2. It might save Quicktime, Apple's slowly dying web streaming technology. While Apple might debate the dying aspect (given it travels with every version of iTunes), almost no site outside of Apple uses Quicktime anymore (I rarely see it) and there is no Windows Media support (MS killed it). Not to mention that flash has made some serious inroads on Apple's once strong web technology. But with better Quicktime integration into the Windows-based browser, we might see a new push to recapture lost Quicktime market share.
3. iPhone, iPhone, iPhone. We know that Apple is releasing a Safari/webdev kit so developers can develop web apps for their new phone. Why limit this to Mac developers? The phone is obviously designed to appeal to Mac and Windows users, so to ensure development for the phone on the Windows side, they need a platform to build on. Safari will no doubt be the major component that ties the phone and iTunes together, and we'll likely see an explosion of web app development this fall after the phone is released. Windows support is crucial to their long-term phone strategy and that is especially important when it comes to browsing.
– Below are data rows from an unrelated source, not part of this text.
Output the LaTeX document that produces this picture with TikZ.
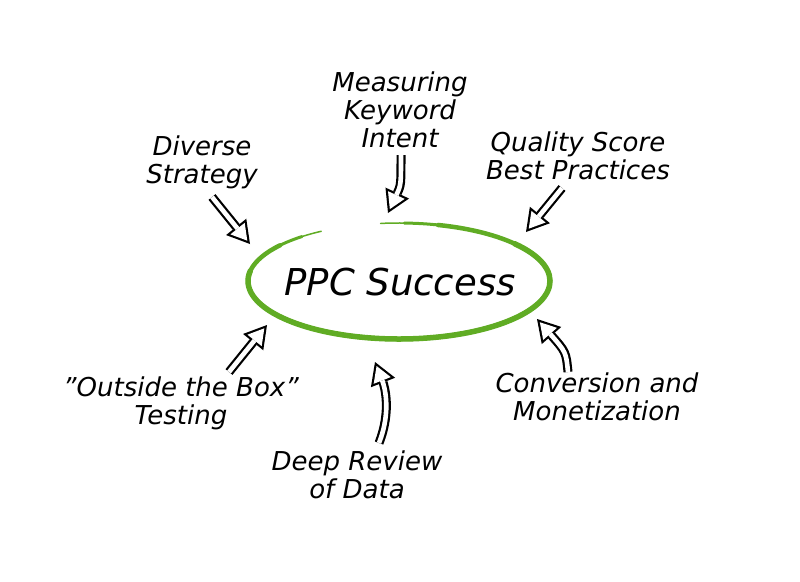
\documentclass[tikz,border=0pt]{standalone}
\usepackage{fontspec}
\setmainfont{DejaVu Sans}
\usetikzlibrary{arrows.meta}
\definecolor{ringgreen}{RGB}{96,172,36}
\tikzset{
  lbl/.style={font=\itshape\fontsize{26}{28}\selectfont,align=center,inner sep=0pt},
  hollow/.style={line width=9pt,-{Triangle[length=22pt,width=26pt,line width=0pt]},
    postaction={draw=white,line width=4.6pt,shorten >=4.3pt,-{Triangle[length=15.5pt,width=18.3pt,line width=0pt]}}}
}
\begin{document}
\begin{tikzpicture}[x=1pt,y=-1pt,line join=miter]
\useasboundingbox[fill=white] (0,0) rectangle (800,581);
\node[lbl,font=\itshape\fontsize{37}{40}\selectfont] (succ) at (400,282) {PPC Success};
\node[lbl] (meas) at (400,110) {Measuring\\Keyword\\Intent};
\node[lbl] (div) at (202,162) {Diverse\\Strategy};
\node[lbl] (qual) at (578,156) {Quality Score\\Best Practices};
\node[lbl] (outs) at (181,403) {"Outside the Box"\\Testing};
\node[lbl] (conv) at (597,397) {Conversion and\\Monetization};
\node[lbl] (deep) at (357,475) {Deep Review\\of Data};
\draw[ringgreen,line width=1.5pt,line cap=round] ([shift={(263:151 and 58)}]399,281) arc[start angle=263,end angle=599,x radius=151,y radius=58];
\draw[ringgreen,line width=3pt,line cap=round] ([shift={(272:151 and 58)}]399,281) arc[start angle=272,end angle=590,x radius=151,y radius=58];
\draw[ringgreen,line width=4.5pt,line cap=round] ([shift={(285:151 and 58)}]399,281) arc[start angle=285,end angle=578,x radius=151,y radius=58];
\draw[ringgreen,line width=5.5pt,line cap=round] ([shift={(320:151 and 58)}]399,281) arc[start angle=320,end angle=550,x radius=151,y radius=58];
\coordinate (divtail) at (212,197);
\coordinate (divtip) at (250,244);
\coordinate (meastail) at (401,155);
\coordinate (meastip) at (388,213);
\coordinate (qualtail) at (562,188);
\coordinate (qualtip) at (526,232);
\coordinate (outstail) at (229,372);
\coordinate (outstip) at (267,325);
\coordinate (deeptail) at (379,443);
\coordinate (deeptip) at (375,362);
\coordinate (convtail) at (568,372);
\coordinate (convtip) at (537,319);
\draw[hollow] (divtail) -- (divtip);
\draw[hollow] (meastail) .. controls (401,185) .. (meastip);
\draw[hollow] (qualtail) -- (qualtip);
\draw[hollow] (outstail) -- (outstip);
\draw[hollow] (deeptail) .. controls (392,410) and (384,385) .. (deeptip);
\draw[hollow] (convtail) .. controls (566,352) .. (convtip);
\end{tikzpicture}
\end{document}
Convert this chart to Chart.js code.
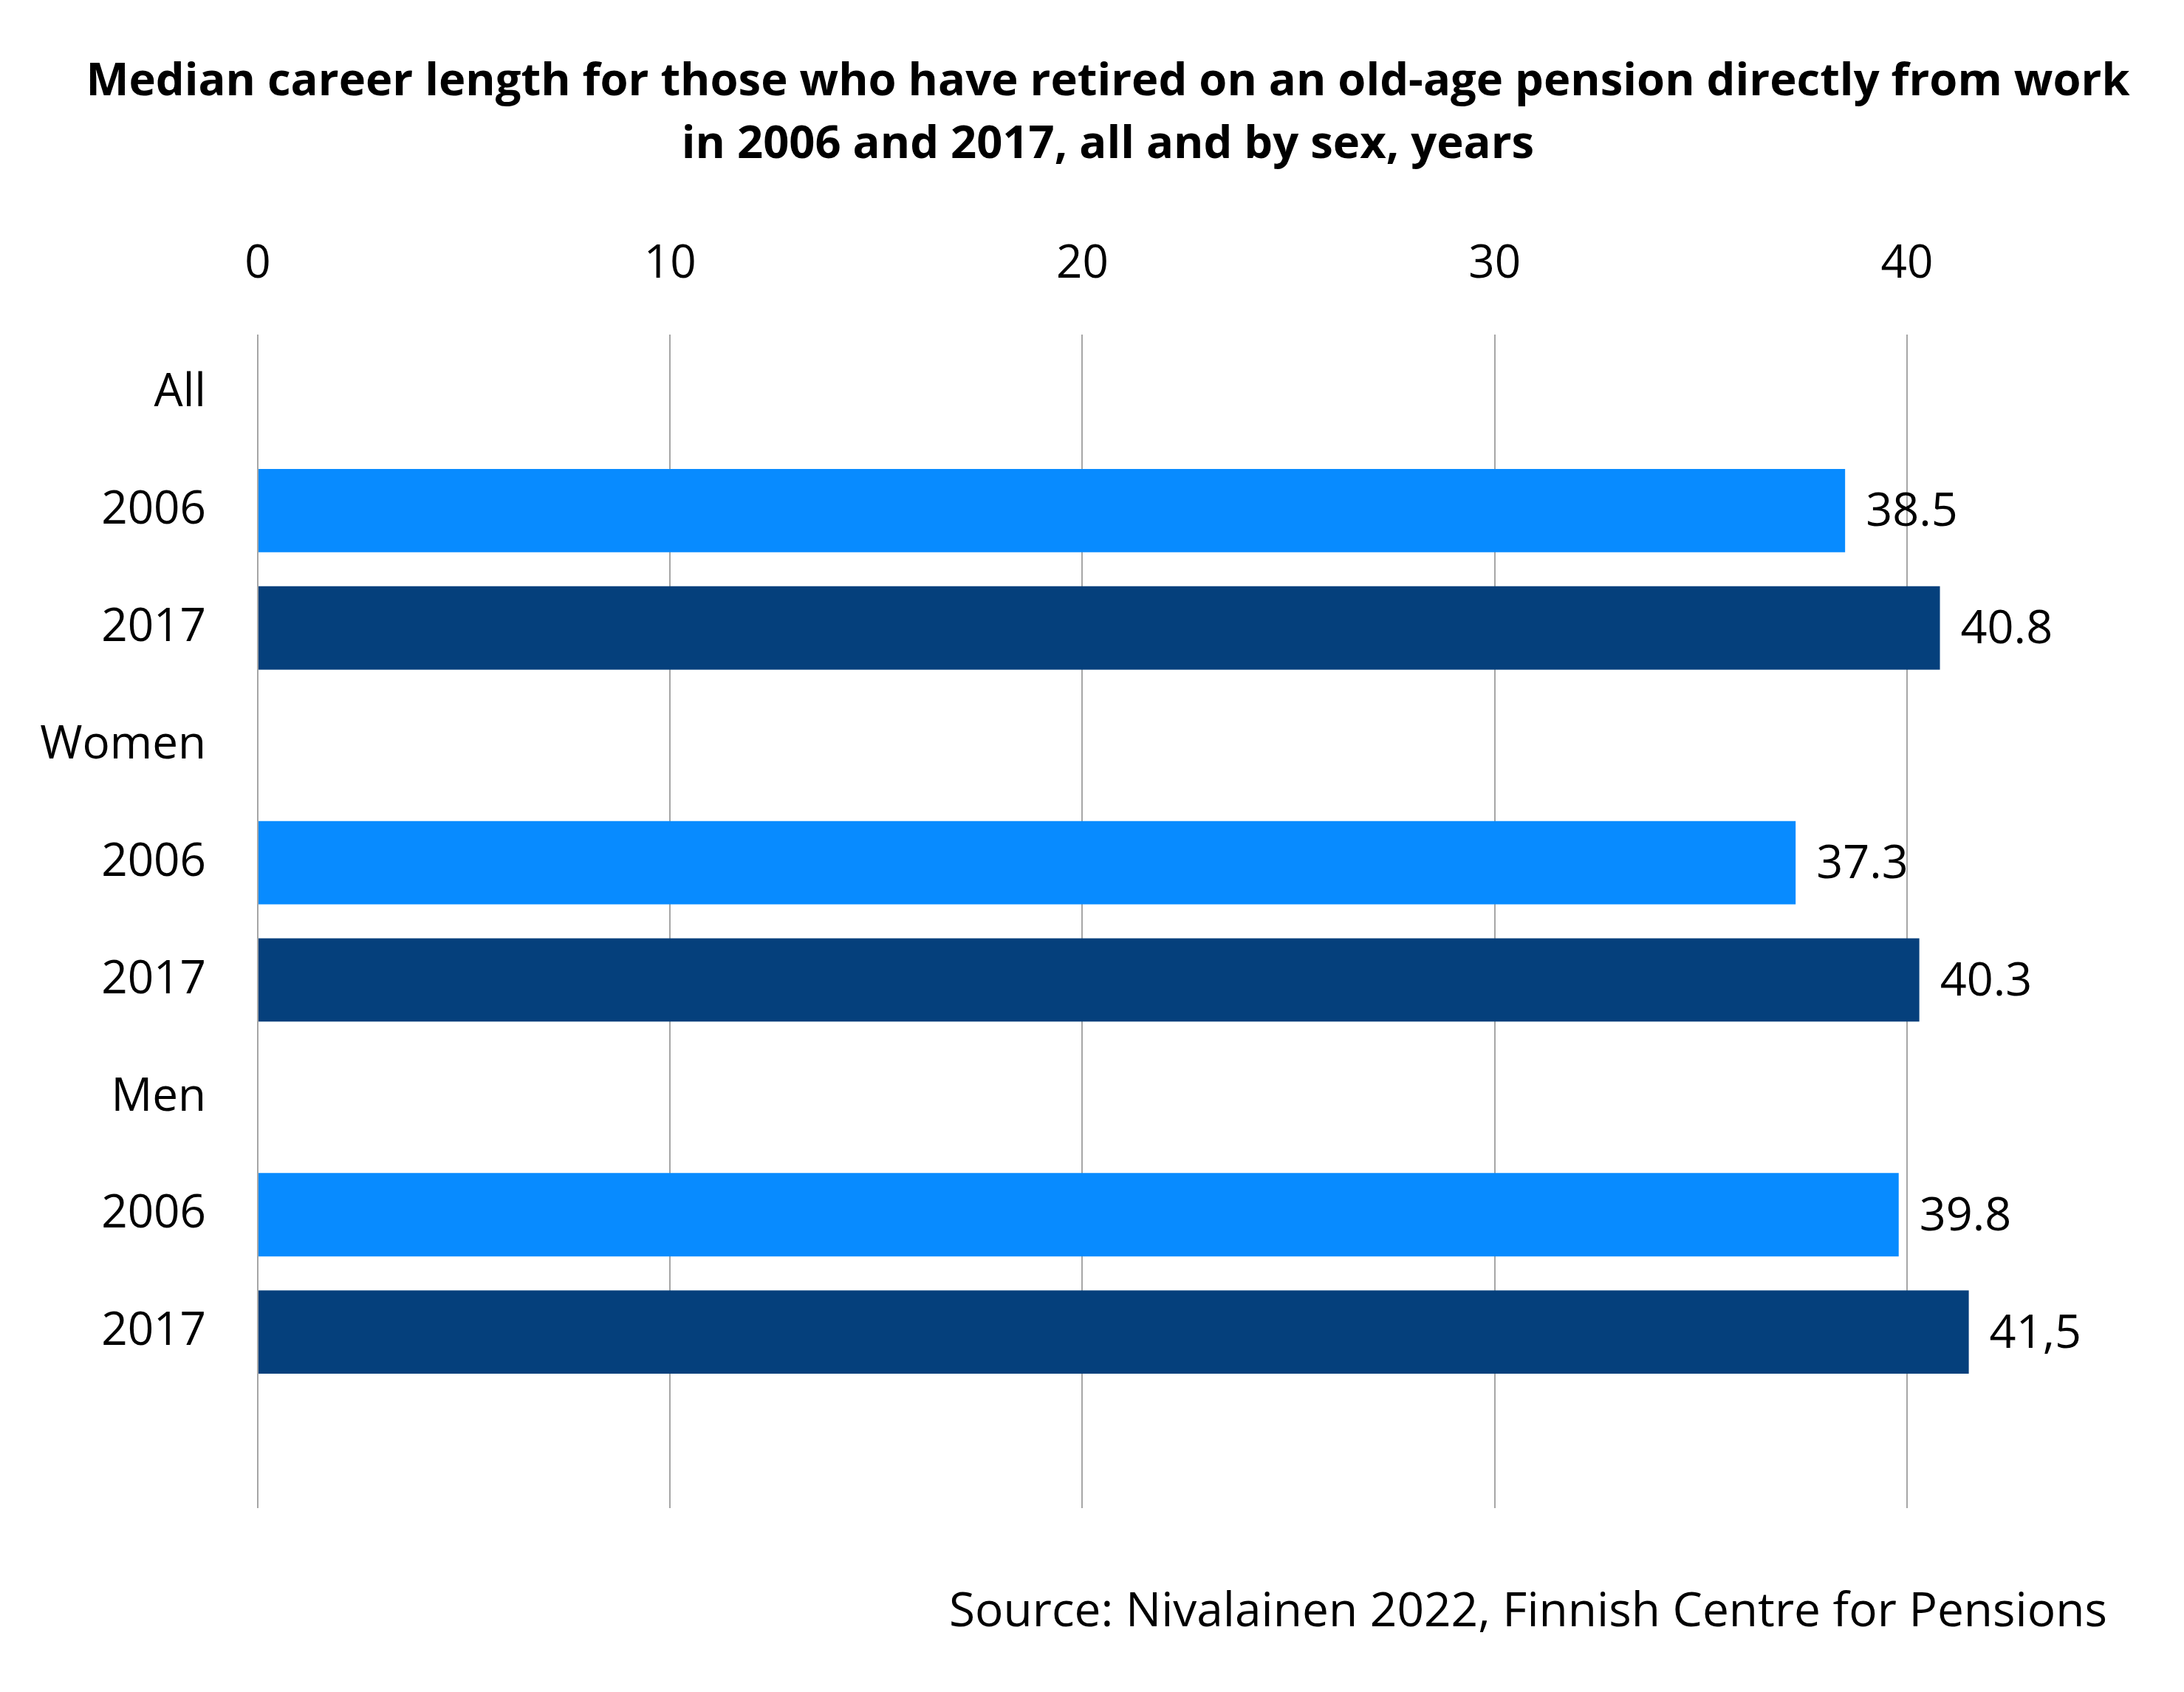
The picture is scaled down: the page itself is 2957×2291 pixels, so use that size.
<!DOCTYPE html>
<html>
<head>
<meta charset="utf-8">
<title>Median career length</title>
<script src="https://cdn.jsdelivr.net/npm/chart.js@4.4.1/dist/chart.umd.min.js"></script>
<style>
  html, body { margin: 0; padding: 0; background: #ffffff; }
  canvas { display: block; }
</style>
</head>
<body>
<canvas id="chart" width="2957" height="2291"></canvas>
<script>
// Data
const categories = ['All', '2006', '2017', 'Women', '2006', '2017', 'Men', '2006', '2017', ''];
const values = [null, 38.5, 40.8, null, 37.3, 40.3, null, 39.8, 41.5, null];
const valueLabels = ['', '38.5', '40.8', '', '37.3', '40.3', '', '39.8', '41,5', ''];
const xTicks = [0, 10, 20, 30, 40];
const titleLines = [
    'Median career length for those who have retired on an old-age pension directly from work',
    'in 2006 and 2017, all and by sex, years'
];
const sourceText = 'Source: Nivalainen 2022, Finnish Centre for Pensions';

const light = '#088BFF';
const dark = '#05407C';
const barColors = categories.map(c => c === '2017' ? dark : light);
const fontFamily = '"Open Sans", "Noto Sans", sans-serif';

// Título e fonte desenhados no canvas
const textPlugin = {
    id: 'texts',
    afterDraw(chart) {
        const ctx = chart.ctx;
        ctx.save();
        ctx.fillStyle = '#000000';
        ctx.textBaseline = 'middle';
        ctx.textAlign = 'center';
        ctx.font = 'bold 61.5px ' + fontFamily;
        ctx.fillText(titleLines[0], 1500, 111);
        ctx.fillText(titleLines[1], 1500, 196);
        ctx.textAlign = 'right';
        ctx.font = '64px ' + fontFamily;
        ctx.fillText(sourceText, 2853, 2184);
        ctx.restore();
    }
};

// Etiquetas de valor à direita das barras
const valueLabelPlugin = {
    id: 'valueLabels',
    afterDatasetsDraw(chart) {
        const ctx = chart.ctx;
        const meta = chart.getDatasetMeta(0);
        ctx.save();
        ctx.font = '63px ' + fontFamily;
        ctx.fillStyle = '#000000';
        ctx.textAlign = 'left';
        ctx.textBaseline = 'middle';
        meta.data.forEach((bar, i) => {
            if (!valueLabels[i]) return;
            ctx.fillText(valueLabels[i], bar.x + 28, bar.y + 3);
        });
        ctx.restore();
    }
};

const ctx = document.getElementById('chart').getContext('2d');
new Chart(ctx, {
    type: 'bar',
    data: {
        labels: categories,
        datasets: [{
            data: values,
            backgroundColor: barColors,
            borderWidth: 0,
            categoryPercentage: 1,
            barPercentage: 0.71
        }]
    },
    options: {
        indexAxis: 'y',
        responsive: false,
        animation: false,
        layout: { padding: { left: 10, right: 96, top: 236, bottom: 249 } },
        plugins: {
            legend: { display: false },
            tooltip: { enabled: false },
            title: { display: false },
            subtitle: { display: false }
        },
        scales: {
            x: {
                position: 'top',
                min: 0,
                max: 45,
                afterFit(scale) { scale.height = 217; },
                afterBuildTicks(scale) { scale.ticks = xTicks.map(v => ({ value: v })); },
                ticks: {
                    color: '#000000',
                    padding: 57,
                    font: { family: fontFamily, size: 62 }
                },
                grid: { color: '#A6A6A6', lineWidth: 2, drawTicks: false },
                border: { display: false }
            },
            y: {
                afterFit(scale) { scale.width = 339; },
                ticks: {
                    color: '#000000',
                    padding: 70,
                    font: { family: fontFamily, size: 62 }
                },
                grid: { display: false, drawTicks: false },
                border: { display: false }
            }
        }
    },
    plugins: [valueLabelPlugin, textPlugin]
});
</script>
</body>
</html>
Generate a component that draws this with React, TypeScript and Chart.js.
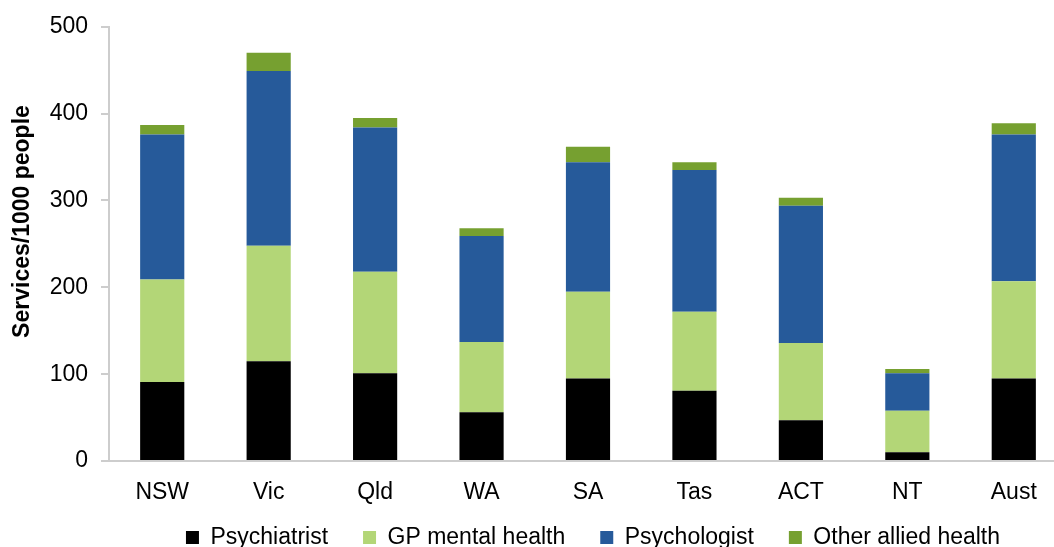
import React, { useEffect, useRef } from "react";
import { Chart, registerables } from "chart.js";

Chart.register(...registerables);

const categories = ["NSW", "Vic", "Qld", "WA", "SA", "Tas", "ACT", "NT", "Aust"];
const psychiatrist = [91, 115, 101, 56, 95, 81, 47, 10, 95];
const gpMentalHealth = [118, 133, 117, 81, 100, 91, 89, 48, 112];
const psychologist = [167, 201, 166, 122, 149, 163, 158, 43, 169];
const otherAllied = [11, 21, 11, 9, 18, 9, 9, 5, 13];
const seriesNames = ["Psychiatrist", "GP mental health", "Psychologist", "Other allied health"];
const yTitle = "Services/1000 people";

const FONT = "'Liberation Sans', Arial, Helvetica, sans-serif";

// nudges the legend box so it sits closer to the axis labels, as in the original
const legendNudge = {
  id: "legendNudge",
  afterLayout(chart: any) {
    const lg = chart.legend;
    if (!lg) return;
    const dy = -16;
    const dx = 5;
    lg.top += dy;
    lg.bottom += dy;
    lg.left += dx;
    lg.right += dx;
  },
};

export default function App() {
  const ref = useRef<HTMLCanvasElement | null>(null);

  useEffect(() => {
    if (!ref.current) return;
    Chart.defaults.font.family = FONT;
    Chart.defaults.color = "#000";
    const colors = ["#000000", "#B3D677", "#265A9A", "#76A030"];
    const values = [psychiatrist, gpMentalHealth, psychologist, otherAllied];
    const chart = new Chart(ref.current, {
      type: "bar",
      data: {
        labels: categories,
        datasets: seriesNames.map((name, i) => ({
          label: name,
          data: values[i],
          backgroundColor: colors[i],
          borderWidth: 0,
          barPercentage: 0.415,
          categoryPercentage: 1,
        })),
      },
      plugins: [legendNudge],
      options: {
        responsive: false,
        animation: false,
        layout: { padding: { top: 25, left: 0, right: 0, bottom: 0 } },
        plugins: {
          tooltip: { enabled: false },
          legend: {
            position: "bottom",
            fullSize: false,
            labels: {
              boxWidth: 13,
              boxHeight: 13,
              padding: 35,
              color: "#000",
              font: { size: 23, family: FONT },
            },
          },
        },
        scales: {
          x: {
            stacked: true,
            grid: { display: false, drawTicks: false },
            border: { display: true, color: "#CDCDCD", width: 2 },
            ticks: { padding: 18, color: "#000", font: { size: 23, family: FONT } },
            afterFit: (s: any) => {
              s.height = 46;
            },
          },
          y: {
            stacked: true,
            min: 0,
            max: 500,
            ticks: { stepSize: 100, padding: 13, color: "#000", font: { size: 23, family: FONT } },
            grid: { display: true, drawOnChartArea: false, drawTicks: true, tickLength: 8, color: "#CDCDCD", lineWidth: 2 },
            border: { display: true, color: "#CDCDCD", width: 2 },
            title: {
              display: true,
              text: "\u00A0\u00A0\u00A0\u00A0\u00A0\u00A0\u00A0" + yTitle,
              color: "#000",
              font: { size: 23, weight: "bold", family: FONT },
              padding: { top: 9, bottom: 0 },
            },
            afterFit: (s: any) => {
              s.width = 109;
            },
          },
        },
      },
    });
    return () => chart.destroy();
  }, []);

  return (
    <div style={{ position: "fixed", left: 0, top: 0, width: 1054, height: 547, overflow: "hidden", background: "#fff" }}>
      <canvas ref={ref} width={1067} height={575} style={{ display: "block" }} />
    </div>
  );
}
Just look at all the sites that are popping up to work with the Wii...I have no doubt in my mind we'll see lean and mean Safari sites for the iPhone.
One bit of advice for Apple.
Windows users aren't going to tolerate once a year Safari updates and Mac users won't appreciate Safari for Windows diluting developer time away from the Mac version. If you plan to support both platforms, you need to ensure that you release timely updates with new features more often.